Vision-based occupancy prediction, also known as 3D Semantic Scene Completion (SSC), presents a significant challenge in computer vision. Previous methods, confined to onboard processing, struggle with simultaneous geometric and semantic estimation, continuity across varying viewpoints, and single-view occlusion. Our paper introduces OccFiner, a novel offboard framework designed to enhance the accuracy of vision-based occupancy predictions. OccFiner operates in two hybrid phases: 1) a multi-to-multi local propagation network that implicitly aligns and processes multiple local frames for correcting onboard model errors and consistently enhancing occupancy accuracy across all distances. 2) the region-centric global propagation, focuses on refining labels using explicit multi-view geometry and integrating sensor bias, especially to increase the accuracy of distant occupied voxels.

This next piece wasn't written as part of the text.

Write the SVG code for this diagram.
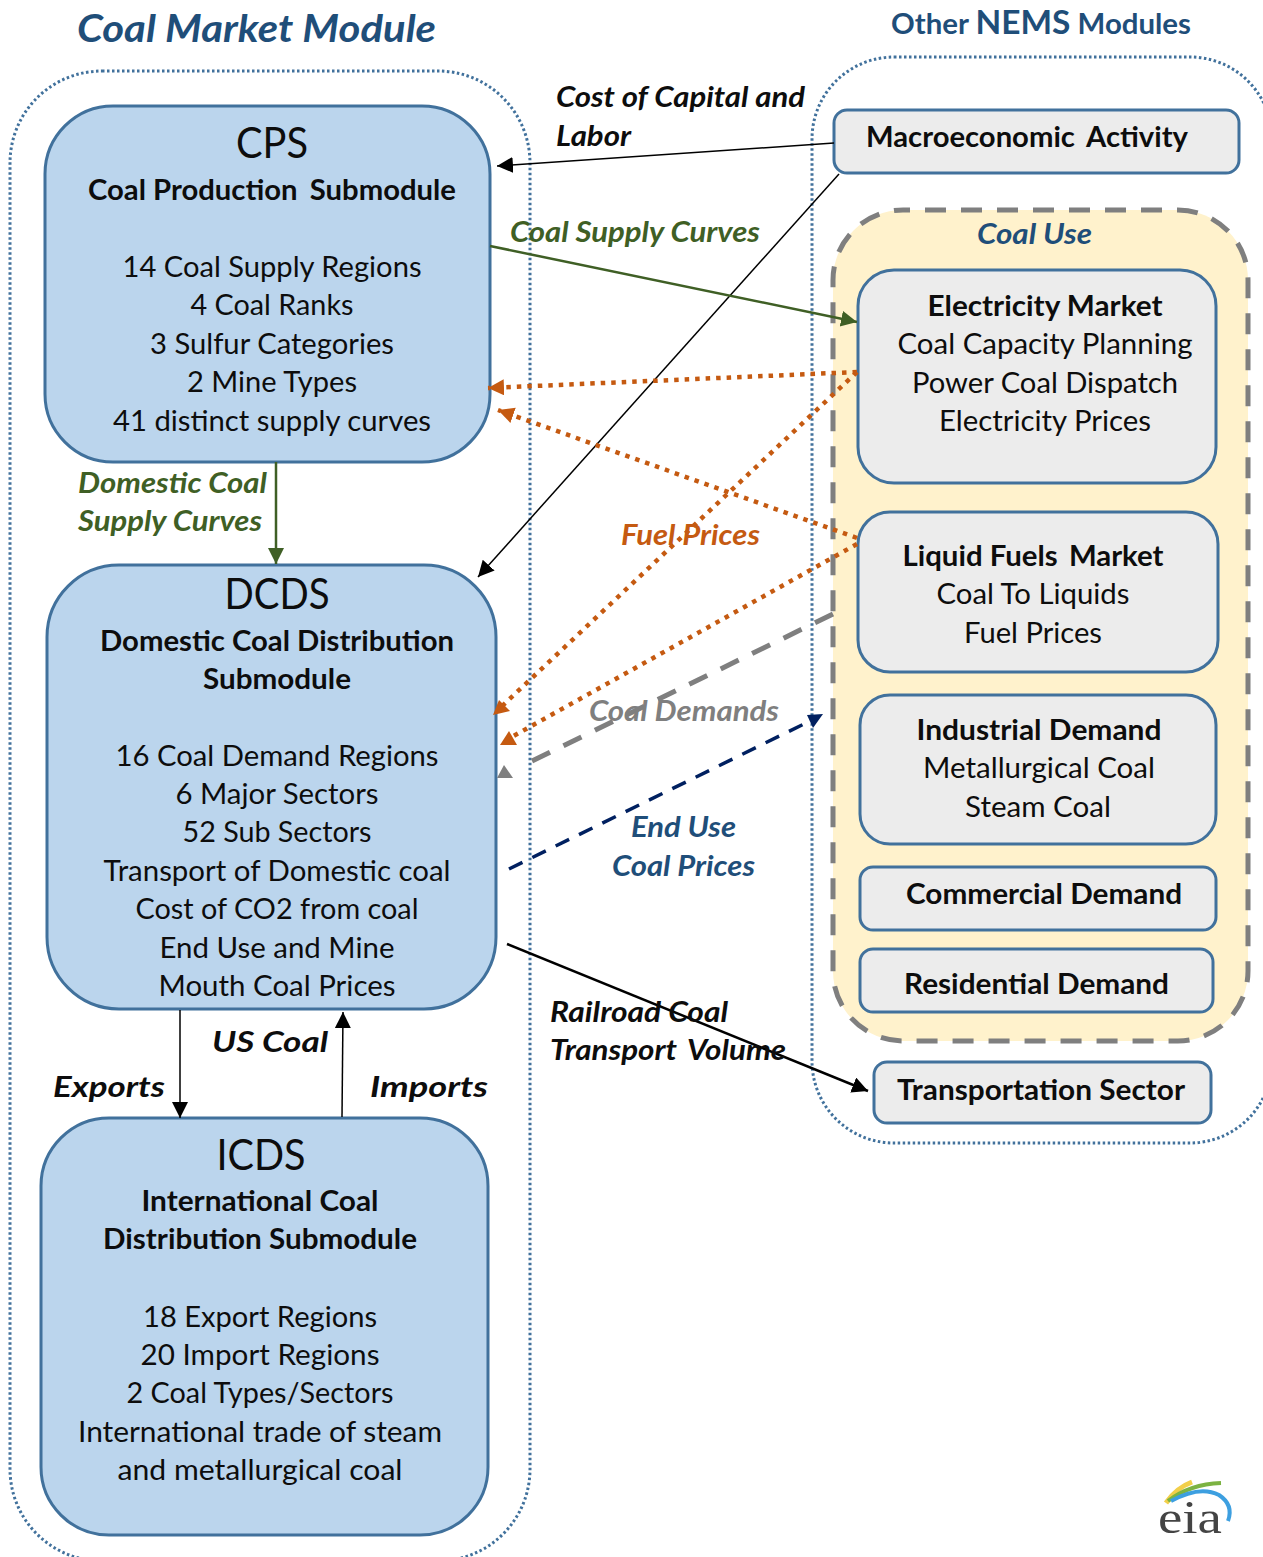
<svg xmlns="http://www.w3.org/2000/svg" width="1263" height="1557" viewBox="0 0 1263 1557">
<style>
text{font-family:"Lato","Liberation Sans",sans-serif;fill:#0d0d0d;text-anchor:middle;font-size:29px}
.b{font-weight:700}
.h{font-size:43px}
.i{font-weight:700;font-style:italic;text-anchor:start}
.blue{fill:#1f4e79}
.green{fill:#3f5f25}
.orange{fill:#c55a11}
.gray{fill:#7f7f7f}
.module{fill:none;stroke:#41719c;stroke-width:3;stroke-dasharray:2.5 2.5}
.sub{fill:#bbd5ed;stroke:#41719c;stroke-width:3}
.box{fill:#ececec;stroke:#41719c;stroke-width:3}
.ln{fill:none}
</style>
<defs>
<marker id="mk" markerUnits="userSpaceOnUse" markerWidth="18" markerHeight="18" refX="16" refY="8" orient="auto"><path d="M0 0L16 8L0 16Z" fill="#000"/></marker>
<marker id="mg" markerUnits="userSpaceOnUse" markerWidth="18" markerHeight="18" refX="16" refY="8" orient="auto"><path d="M0 0L16 8L0 16Z" fill="#3f5f25"/></marker>
<marker id="mo" markerUnits="userSpaceOnUse" markerWidth="18" markerHeight="18" refX="16" refY="8" orient="auto"><path d="M0 0L16 8L0 16Z" fill="#c55a11"/></marker>
</defs>
<rect width="1263" height="1557" fill="#fff"/>

<g id="coal-market-module">
<rect class="module" x="10" y="71" width="520" height="1490" rx="92"/>
<text class="i blue" x="77" y="42" style="font-size:38px" textLength="359" lengthAdjust="spacingAndGlyphs">Coal Market Module</text>
</g>
<g id="other-nems-modules">
<rect class="module" x="812" y="57" width="460" height="1086" rx="82"/>
<text class="b blue" x="1041" y="34" textLength="300" lengthAdjust="spacingAndGlyphs"><tspan>Other </tspan><tspan style="font-size:33px">NEMS</tspan><tspan> Modules</tspan></text>
</g>

<g id="cps">
<rect class="sub" x="45" y="106" width="445" height="356" rx="68"/>
<text class="h" x="272" y="158" textLength="72" lengthAdjust="spacingAndGlyphs">CPS</text>
<text class="b" x="272" y="200" textLength="368" lengthAdjust="spacingAndGlyphs">Coal Production <tspan dx="5">Submodule</tspan></text>
<text x="272" y="277" textLength="299" lengthAdjust="spacingAndGlyphs">14 Coal Supply Regions</text>
<text x="272" y="315" textLength="163" lengthAdjust="spacingAndGlyphs">4 Coal Ranks</text>
<text x="272" y="354" textLength="244" lengthAdjust="spacingAndGlyphs">3 Sulfur Categories</text>
<text x="272" y="392" textLength="170" lengthAdjust="spacingAndGlyphs">2 Mine Types</text>
<text x="272" y="431" textLength="318" lengthAdjust="spacingAndGlyphs">41 distinct supply curves</text>
</g>

<g id="dcds">
<rect class="sub" x="47" y="565" width="449" height="444" rx="72"/>
<text class="h" x="277" y="609" textLength="105" lengthAdjust="spacingAndGlyphs">DCDS</text>
<text class="b" x="277" y="651" textLength="354" lengthAdjust="spacingAndGlyphs">Domestic Coal Distribution</text>
<text class="b" x="277" y="689" textLength="148" lengthAdjust="spacingAndGlyphs">Submodule</text>
<text x="277" y="766" textLength="323" lengthAdjust="spacingAndGlyphs">16 Coal Demand Regions</text>
<text x="277" y="804" textLength="203" lengthAdjust="spacingAndGlyphs">6 Major Sectors</text>
<text x="277" y="842" textLength="189" lengthAdjust="spacingAndGlyphs">52 Sub Sectors</text>
<text x="277" y="881" textLength="347" lengthAdjust="spacingAndGlyphs">Transport of Domestic coal</text>
<text x="277" y="919" textLength="283" lengthAdjust="spacingAndGlyphs">Cost of CO2 from coal</text>
<text x="277" y="958" textLength="235" lengthAdjust="spacingAndGlyphs">End Use and Mine</text>
<text x="277" y="996" textLength="237" lengthAdjust="spacingAndGlyphs">Mouth Coal Prices</text>
</g>

<g id="icds">
<rect class="sub" x="41" y="1118" width="447" height="417" rx="68"/>
<text class="h" x="261" y="1170" textLength="89" lengthAdjust="spacingAndGlyphs">ICDS</text>
<text class="b" x="260" y="1211" textLength="237" lengthAdjust="spacingAndGlyphs">International Coal</text>
<text class="b" x="260" y="1249" textLength="314" lengthAdjust="spacingAndGlyphs">Distribution Submodule</text>
<text x="260" y="1327" textLength="234" lengthAdjust="spacingAndGlyphs">18 Export Regions</text>
<text x="260" y="1365" textLength="239" lengthAdjust="spacingAndGlyphs">20 Import Regions</text>
<text x="260" y="1403" textLength="267" lengthAdjust="spacingAndGlyphs">2 Coal Types/Sectors</text>
<text x="260" y="1442" textLength="364" lengthAdjust="spacingAndGlyphs">International trade of steam</text>
<text x="260" y="1480" textLength="285" lengthAdjust="spacingAndGlyphs">and metallurgical coal</text>
</g>

<g id="macroeconomic-activity">
<rect class="box" x="834" y="110" width="405" height="63" rx="13"/>
<text class="b" x="1027" y="147" textLength="322" lengthAdjust="spacingAndGlyphs">Macroeconomic <tspan dx="5">Activity</tspan></text>
</g>

<g id="coal-use">
<rect x="833" y="210" width="415" height="831" rx="70" fill="#fff2cc" stroke="#7f7f7f" stroke-width="5" stroke-dasharray="21 15" stroke-dashoffset="14"/>
<text class="i blue" x="977" y="244" textLength="115" lengthAdjust="spacingAndGlyphs">Coal Use</text>
</g>

<g id="electricity-market">
<rect class="box" x="858" y="270" width="358" height="213" rx="36"/>
<text class="b" x="1045" y="316" textLength="235" lengthAdjust="spacingAndGlyphs">Electricity Market</text>
<text x="1045" y="354" textLength="295" lengthAdjust="spacingAndGlyphs">Coal Capacity Planning</text>
<text x="1045" y="393" textLength="266" lengthAdjust="spacingAndGlyphs">Power Coal Dispatch</text>
<text x="1045" y="431" textLength="212" lengthAdjust="spacingAndGlyphs">Electricity Prices</text>
</g>
<g id="liquid-fuels-market">
<rect class="box" x="858" y="512" width="360" height="160" rx="32"/>
<text class="b" x="1033" y="566" textLength="261" lengthAdjust="spacingAndGlyphs">Liquid Fuels <tspan dx="4">Market</tspan></text>
<text x="1033" y="604" textLength="193" lengthAdjust="spacingAndGlyphs">Coal To Liquids</text>
<text x="1033" y="643" textLength="138" lengthAdjust="spacingAndGlyphs">Fuel Prices</text>
</g>
<g id="industrial-demand">
<rect class="box" x="860" y="695" width="356" height="149" rx="30"/>
<text class="b" x="1039" y="740" textLength="245" lengthAdjust="spacingAndGlyphs">Industrial Demand</text>
<text x="1039" y="778" textLength="232" lengthAdjust="spacingAndGlyphs">Metallurgical Coal</text>
<text x="1038" y="817" textLength="146" lengthAdjust="spacingAndGlyphs">Steam Coal</text>
</g>
<g id="commercial-demand">
<rect class="box" x="860" y="867" width="356" height="63" rx="13"/>
<text class="b" x="1044" y="904" textLength="276" lengthAdjust="spacingAndGlyphs">Commercial Demand</text>
</g>
<g id="residential-demand">
<rect class="box" x="860" y="949" width="353" height="63" rx="13"/>
<text class="b" x="1036.5" y="994" textLength="265" lengthAdjust="spacingAndGlyphs">Residential Demand</text>
</g>
<g id="transportation-sector">
<rect class="box" x="874" y="1062" width="337" height="61" rx="13"/>
<text class="b" x="1041" y="1100" textLength="288" lengthAdjust="spacingAndGlyphs">Transportation Sector</text>
</g>

<g id="connectors" class="ln">
<line x1="834" y1="143" x2="497" y2="166" stroke="#000" stroke-width="1.5" marker-end="url(#mk)"/>
<line x1="839" y1="174" x2="478" y2="577" stroke="#000" stroke-width="1.5" marker-end="url(#mk)"/>
<line x1="490" y1="246" x2="857" y2="322" stroke="#3f5f25" stroke-width="2.5" marker-end="url(#mg)"/>
<line x1="276" y1="462" x2="276" y2="564" stroke="#3f5f25" stroke-width="2.5" marker-end="url(#mg)"/>
<g stroke="#c55a11" stroke-width="4.5" stroke-dasharray="4.5 6">
<line x1="857" y1="372" x2="488" y2="388" marker-end="url(#mo)"/>
<line x1="857" y1="372" x2="500" y2="708"/>
<line x1="857" y1="538" x2="498" y2="410" marker-end="url(#mo)"/>
<line x1="857" y1="544" x2="510" y2="738"/>
</g>
<path d="M493 715L499 700L510 711Z" fill="#c55a11"/>
<path d="M509 731L500 745L517 745Z" fill="#c55a11"/>
<line x1="833" y1="614" x2="524" y2="765" stroke="#7f7f7f" stroke-width="5" stroke-dasharray="20 15"/>
<path d="M504 765L497 778L513 778Z" fill="#7f7f7f"/>
<line x1="509" y1="869" x2="812" y2="720" stroke="#002060" stroke-width="3.5" stroke-dasharray="15 11"/>
<path d="M823 714L807 715L813 728Z" fill="#002060"/>
<line x1="507" y1="944" x2="868" y2="1091" stroke="#000" stroke-width="2.5" marker-end="url(#mk)"/>
<line x1="180" y1="1010" x2="180" y2="1118" stroke="#000" stroke-width="1.5" marker-end="url(#mk)"/>
<line x1="342" y1="1117" x2="343" y2="1012" stroke="#000" stroke-width="1.5" marker-end="url(#mk)"/>
</g>

<g id="labels">
<text class="i" x="556" y="107" textLength="249" lengthAdjust="spacingAndGlyphs">Cost of Capital and</text>
<text class="i" x="556" y="146" textLength="75" lengthAdjust="spacingAndGlyphs">Labor</text>
<text class="i green" x="510" y="242" textLength="250" lengthAdjust="spacingAndGlyphs">Coal Supply Curves</text>
<text class="i green" x="78" y="493" textLength="189" lengthAdjust="spacingAndGlyphs">Domestic Coal</text>
<text class="i green" x="78" y="531" textLength="184" lengthAdjust="spacingAndGlyphs">Supply Curves</text>
<text class="i orange" x="621" y="545" textLength="139" lengthAdjust="spacingAndGlyphs">Fuel Prices</text>
<text class="i gray" x="589" y="721" textLength="190" lengthAdjust="spacingAndGlyphs">Coal Demands</text>
<text class="i blue" x="631" y="837" textLength="105" lengthAdjust="spacingAndGlyphs">End Use</text>
<text class="i blue" x="612" y="876" textLength="143" lengthAdjust="spacingAndGlyphs">Coal Prices</text>
<text class="i" x="550" y="1022" textLength="178" lengthAdjust="spacingAndGlyphs">Railroad Coal</text>
<text class="i" x="550" y="1060" textLength="236" lengthAdjust="spacingAndGlyphs">Transport <tspan dx="4">Volume</tspan></text>
<text class="i" x="212" y="1052" textLength="116" lengthAdjust="spacingAndGlyphs">US Coal</text>
<text class="i" x="53" y="1097" textLength="112" lengthAdjust="spacingAndGlyphs">Exports</text>
<text class="i" x="370" y="1097" textLength="118" lengthAdjust="spacingAndGlyphs">Imports</text>
</g>

<g id="eia-logo">
<path d="M1166 1503Q1176 1488 1192 1482" fill="none" stroke="#f2cf4a" stroke-width="5"/>
<path d="M1168 1501Q1190 1484 1221 1483" fill="none" stroke="#7cb342" stroke-width="4"/>
<path d="M1171 1501Q1200 1485 1219 1495Q1234 1505 1228 1521" fill="none" stroke="#3d9fe0" stroke-width="4"/>
<text x="1190" y="1533" style="font-family:'Liberation Serif',serif;font-size:46px;fill:#444" textLength="64" lengthAdjust="spacingAndGlyphs">eia</text>
</g>
</svg>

Extensive experiments demonstrate that OccFiner improves both geometric and semantic accuracy across various types of coarse occupancy, setting a new state-of-the-art performance on the SemanticKITTI dataset. Notably, OccFiner elevates vision-based SSC models to a level even surpassing that of LiDAR-based onboard SSC models. Furthermore, OccFiner is the first to achieve automatic annotation of SSC in a purely vision-based approach. Quantitative experiments prove that OccFiner successfully facilitates occupancy data loop-closure in autonomous driving. Additionally, we quantitatively and qualitatively validate the superiority of the offboard approach on city-level SSC static maps. The source code will be made publicly available at https://github.com/MasterHow/OccFiner.

翻译：基于视觉的占用率预测，亦称三维语义场景补全（SSC），是计算机视觉领域的一项重大挑战。先前局限于车载处理的方法，在同时进行几何与语义估计、跨不同视角的连续性以及单视角遮挡处理方面存在困难。本文提出OccFiner，一种新颖的离线框架，旨在提升基于视觉的占用率预测精度。OccFiner在两个混合阶段运行：1）多对多局部传播网络，该网络隐式地对齐并处理多个局部帧，以修正车载模型误差，并持续提升所有距离上的占用率精度。2）以区域为中心的全局传播，侧重于利用显式多视角几何并整合传感器偏差来优化标签，尤其旨在提升远处被占用体素的准确性。大量实验表明，OccFiner在各种类型的粗粒度占用率预测上均提升了几何与语义精度，在SemanticKITTI数据集上取得了新的最优性能。值得注意的是，OccFiner将基于视觉的SSC模型提升至甚至超越基于激光雷达的车载SSC模型的水平。此外，OccFiner首次实现了纯视觉方式的SSC自动标注。定量实验证明，OccFiner成功促进了自动驾驶中的占用率数据闭环。同时，我们在城市级SSC静态地图上定量与定性地验证了离线方法的优越性。源代码将在 https://github.com/MasterHow/OccFiner 公开。